O mundo arlequinal. Ou a barganha ilegítima
O bufão era figura divertida. E para divertir reis e seus convidados. Cantavam, dançavam. Faziam malabarismo. E distribuíam gracejos. Vestiam fantasias coloridas. Bufões famosos foram Sommers, na Inglaterra de Henrique VIII (1491-1547). E Triboulet, na corte de Francisco I (1494-1547), da França. Na Itália, a Commedia dell’arte abriu espaço para os arlequins de Pirandello. O bufão era mais do que palhaço. Era quem, usando a sátira, criticava o rei.
Com o Iluminismo, veio o estudo da filosofia. O destaque para a razão e o racionalismo. Escritores e enciclopedistas. Rousseau, Voltaire, Descartes. A simetria filosófica substituiu a ironia da bufonaria. O que restou dos bobos da corte, do século XVIII em diante, foi caricatura. Figuras caricaturais. Cujo desalinhamento com a realidade se aproxima de cenário arlequinal. Mesmo em ambientes oficiais. Rosados ou brancos.
O mundo onde vivem bufões pode ser uma obra narcisista. Ou uma arquitetura autoritária. Ou uma mescla de ambas. Quando o êxito eleitoral lhes confere imensa amplitude de voo. Tal que os limites legais e de comportamento são jogados nas cestas do esquecimento. Eles não são exclusividade de regiões temperadas. Ou apenas de zonas tropicais. Mas próprios de quem tece plutocracia submissa.

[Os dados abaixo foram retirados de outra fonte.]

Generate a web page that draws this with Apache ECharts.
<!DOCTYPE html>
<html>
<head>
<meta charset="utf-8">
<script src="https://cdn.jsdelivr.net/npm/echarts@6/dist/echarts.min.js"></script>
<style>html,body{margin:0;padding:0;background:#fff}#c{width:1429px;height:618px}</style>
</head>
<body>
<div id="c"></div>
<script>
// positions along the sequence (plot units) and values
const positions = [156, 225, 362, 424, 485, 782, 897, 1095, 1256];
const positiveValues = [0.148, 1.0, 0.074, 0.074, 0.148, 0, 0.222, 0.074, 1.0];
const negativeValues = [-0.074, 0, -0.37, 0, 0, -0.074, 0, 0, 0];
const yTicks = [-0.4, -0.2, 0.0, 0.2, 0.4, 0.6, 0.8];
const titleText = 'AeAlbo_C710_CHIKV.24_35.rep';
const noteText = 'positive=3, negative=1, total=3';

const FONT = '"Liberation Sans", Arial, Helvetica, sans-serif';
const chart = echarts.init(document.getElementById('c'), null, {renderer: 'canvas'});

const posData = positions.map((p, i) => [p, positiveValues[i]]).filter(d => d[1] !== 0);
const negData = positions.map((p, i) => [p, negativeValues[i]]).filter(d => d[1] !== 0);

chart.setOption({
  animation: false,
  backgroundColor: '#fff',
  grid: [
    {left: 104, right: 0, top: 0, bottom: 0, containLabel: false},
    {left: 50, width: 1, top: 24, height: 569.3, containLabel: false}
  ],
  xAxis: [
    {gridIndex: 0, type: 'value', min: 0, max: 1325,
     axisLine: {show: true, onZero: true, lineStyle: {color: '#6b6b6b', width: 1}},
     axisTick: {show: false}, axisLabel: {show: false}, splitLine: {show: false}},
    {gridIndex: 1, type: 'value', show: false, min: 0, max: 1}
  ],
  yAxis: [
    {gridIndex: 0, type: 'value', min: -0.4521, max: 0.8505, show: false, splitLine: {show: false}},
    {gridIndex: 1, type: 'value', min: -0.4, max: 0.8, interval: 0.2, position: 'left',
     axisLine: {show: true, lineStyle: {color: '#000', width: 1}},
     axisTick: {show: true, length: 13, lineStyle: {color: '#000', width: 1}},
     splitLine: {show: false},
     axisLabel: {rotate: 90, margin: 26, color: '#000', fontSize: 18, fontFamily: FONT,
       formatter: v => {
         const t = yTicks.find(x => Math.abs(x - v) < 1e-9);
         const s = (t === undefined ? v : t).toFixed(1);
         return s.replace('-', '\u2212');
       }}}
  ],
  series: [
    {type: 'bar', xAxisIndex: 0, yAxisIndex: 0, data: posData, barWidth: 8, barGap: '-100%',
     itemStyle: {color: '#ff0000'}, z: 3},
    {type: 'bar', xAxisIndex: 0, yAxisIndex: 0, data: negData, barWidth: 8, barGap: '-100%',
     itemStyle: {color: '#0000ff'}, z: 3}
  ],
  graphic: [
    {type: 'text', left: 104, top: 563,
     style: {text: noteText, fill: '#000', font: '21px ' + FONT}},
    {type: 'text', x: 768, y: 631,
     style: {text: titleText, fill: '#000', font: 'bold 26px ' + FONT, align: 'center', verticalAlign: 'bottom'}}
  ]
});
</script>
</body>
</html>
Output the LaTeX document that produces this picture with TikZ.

Quando isto acontece, a ilegitimidade aparece. Seja como uso ilegítimo de política tarifária. Emitida sem formalidade. Via rede social. Seja como pretensão de alcançar objetivo ilegítimo. Na forma esconsa dita por Steve Bannon: “Derrubem o processo judicial que derrubamos o tarifaço”. Ameaça vazia? Barganha política?
De um modo ou de outro, inaceitáveis. Trocas comerciais tem suas regras. E relações de governo, na diplomacia, suas normas. Submetidas à soberania de cada país. Por exemplo: os Estados Unidos têm superavit comercial com o Brasil. Então, a tarifação é ilegítima. Por outro lado, numa República, a separação de Poderes é exigência constitucional. O Executivo não negocia com o Judiciário suspensão de processo. Principalmente, de outro país.

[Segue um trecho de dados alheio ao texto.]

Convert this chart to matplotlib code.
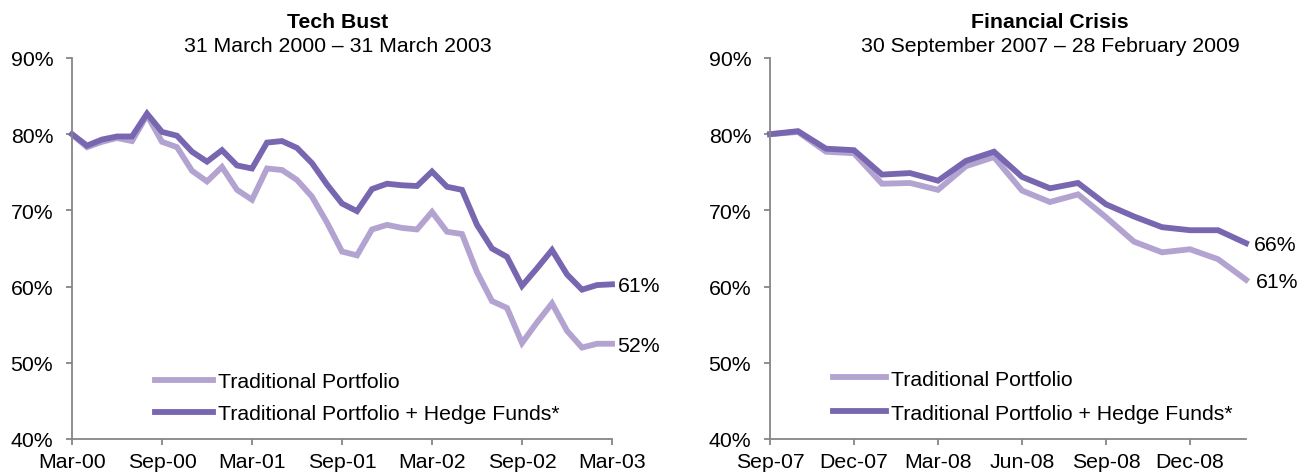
import matplotlib
matplotlib.use("Agg")
import matplotlib.pyplot as plt
import numpy as np

plt.rcParams['font.family'] = ['Liberation Sans', 'DejaVu Sans']

# ---- Tech Bust data (monthly, Mar-00 .. Mar-03) ----
tech_trad = [80.0, 78.3, 79.0, 79.5, 79.1, 82.5, 79.0, 78.3, 75.2, 73.8,
             75.7, 72.7, 71.4, 75.5, 75.3, 74.0, 71.8, 68.4, 64.6, 64.1,
             67.5, 68.1, 67.7, 67.5, 69.8, 67.2, 66.9, 61.9, 58.1, 57.2,
             52.6, 55.3, 57.8, 54.2, 52.0, 52.5, 52.5]
tech_hf = [80.0, 78.5, 79.3, 79.7, 79.7, 82.7, 80.3, 79.8, 77.7, 76.4,
           77.9, 75.9, 75.5, 78.9, 79.1, 78.2, 76.2, 73.4, 70.9, 69.9,
           72.8, 73.5, 73.3, 73.2, 75.1, 73.1, 72.7, 68.1, 65.0, 63.9,
           60.1, 62.4, 64.8, 61.6, 59.6, 60.2, 60.3]
tech_ticks = ["Mar-00", "Sep-00", "Mar-01", "Sep-01", "Mar-02", "Sep-02", "Mar-03"]

# ---- Financial Crisis data (monthly, Sep-07 .. Feb-09) ----
fin_trad = [80.0, 80.3, 77.7, 77.5, 73.5, 73.6, 72.7, 75.8, 77.0,
            72.6, 71.1, 72.1, 69.1, 65.9, 64.5, 64.9, 63.6, 60.9]
fin_hf = [80.0, 80.4, 78.1, 77.9, 74.7, 74.9, 73.9, 76.5, 77.7,
          74.4, 72.9, 73.6, 70.8, 69.2, 67.8, 67.4, 67.4, 65.7]
fin_ticks = ["Sep-07", "Dec-07", "Mar-08", "Jun-08", "Sep-08", "Dec-08"]

yticks = [40, 50, 60, 70, 80, 90]
series_labels = ["Traditional Portfolio", "Traditional Portfolio + Hedge Funds*"]
end_labels_tech = ["52%", "61%"]
end_labels_fin = ["61%", "66%"]

LIGHT = "#B3A3D1"
DARK = "#7867B0"
AX = "#868686"
FS = 15.3

W, H = 1315, 477
fig = plt.figure(figsize=(W / 100, H / 100), dpi=100)

def px_axes(x0, x1, ytop, ybot):
    return fig.add_axes([x0 / W, (H - ybot) / H, (x1 - x0) / W, (ybot - ytop) / H])

def style(ax, n, tick_step, ticklabels):
    x = np.arange(n)
    ax.set_xlim(0, n - 1)
    ax.set_ylim(40, 90)
    ax.set_yticks(yticks)
    ax.set_yticklabels([f"{v}%" for v in yticks])
    ax.set_xticks(np.arange(0, n, tick_step)[:len(ticklabels)])
    ax.set_xticklabels(ticklabels)
    for s in ["top", "right"]:
        ax.spines[s].set_visible(False)
    for s in ["left", "bottom"]:
        ax.spines[s].set_color(AX)
        ax.spines[s].set_linewidth(1.3)
    ax.tick_params(axis="both", colors=AX, labelcolor="black", labelsize=FS,
                   direction="out", length=4.5, width=1.3)
    ax.tick_params(axis="y", pad=9)
    ax.tick_params(axis="x", pad=5)
    return x

# Left chart
axL = px_axes(72, 612, 59, 440)
x = style(axL, len(tech_hf), 6, tech_ticks)
l1, = axL.plot(x, tech_trad, color=LIGHT, lw=4.2, solid_joinstyle="miter", clip_on=False)
l2, = axL.plot(x, tech_hf, color=DARK, lw=4.2, solid_joinstyle="miter", clip_on=False)
axL.annotate(end_labels_tech[0], (x[-1], tech_trad[-1]), xytext=(4, -1),
             textcoords="offset points", va="center", ha="left", fontsize=FS)
axL.annotate(end_labels_tech[1], (x[-1], tech_hf[-1]), xytext=(4, -1),
             textcoords="offset points", va="center", ha="left", fontsize=FS)
axL.legend([l1, l2], series_labels, loc="upper left", bbox_to_anchor=(0.154, 0.176),
           frameon=False, fontsize=FS, handlelength=2.7, handletextpad=0.25,
           labelspacing=0.62, borderpad=0, borderaxespad=0)

# Right chart
axR = px_axes(770, 1246, 59, 440)
x2 = style(axR, len(fin_hf), 3, fin_ticks)
r1, = axR.plot(x2, fin_trad, color=LIGHT, lw=4.2, solid_joinstyle="miter", clip_on=False)
r2, = axR.plot(x2, fin_hf, color=DARK, lw=4.2, solid_joinstyle="miter", clip_on=False)
axR.annotate(end_labels_fin[0], (x2[-1], fin_trad[-1]), xytext=(7, -1),
             textcoords="offset points", va="center", ha="left", fontsize=FS)
axR.annotate(end_labels_fin[1], (x2[-1], fin_hf[-1]), xytext=(6, -1),
             textcoords="offset points", va="center", ha="left", fontsize=FS)
axR.legend([r1, r2], series_labels, loc="upper left", bbox_to_anchor=(0.132, 0.182),
           frameon=False, fontsize=FS, handlelength=2.5, handletextpad=0.25,
           labelspacing=0.7, borderpad=0, borderaxespad=0)

# Titles
fig.text(338 / W, 1 - 22 / H, "Tech Bust", ha="center", va="center",
         fontsize=FS, fontweight="bold")
fig.text(338 / W, 1 - 46 / H, "31 March 2000 \u2013 31 March 2003", ha="center",
         va="center", fontsize=FS)
fig.text(1050 / W, 1 - 22 / H, "Financial Crisis", ha="center", va="center",
         fontsize=FS, fontweight="bold")
fig.text(1050 / W, 1 - 46 / H, "30 September 2007 \u2013 28 February 2009", ha="center",
         va="center", fontsize=FS)

fig.savefig("out.png", dpi=100)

Figuras arlequinais parecem ficção contemporânea. Fazem rir. Mas também imprimem terror. E, igualmente, sentem temor. Quando surge, no horizonte da globalização, uma organização chamada BRICS. Com 40% da população mundial. E 30% da produção. E esta desponta como concorrente poderosa na geopolítica comercial. Com um risco adicional: a utilização de moeda ad hoc. Regional. Para operar os negócios dos países membros.
Figuras arlequinais arremedam tragédias shakespeareanas. Porque os Estados Unidos representam menos de 15% das exportações brasileiras. E a China é o maior parceiro comercial do Brasil. Já o impacto político do tarifaço no empresariado paulista parece não ter sido considerado. E começa a surtir efeito. Pela mudança de tom ouvido em São Paulo e Minas. Sem falar em quebra de patente de alguns produtos farmacêuticos.
Figuras arlequinais poderiam ser personagens de Orson Welles. Num filme sobre cripto moeda. Infelizmente, o grande diretor americano não viveu o suficiente para imortalizar a estória. Já bufões continuam ativos. Sonhando. Pensando em ressortes.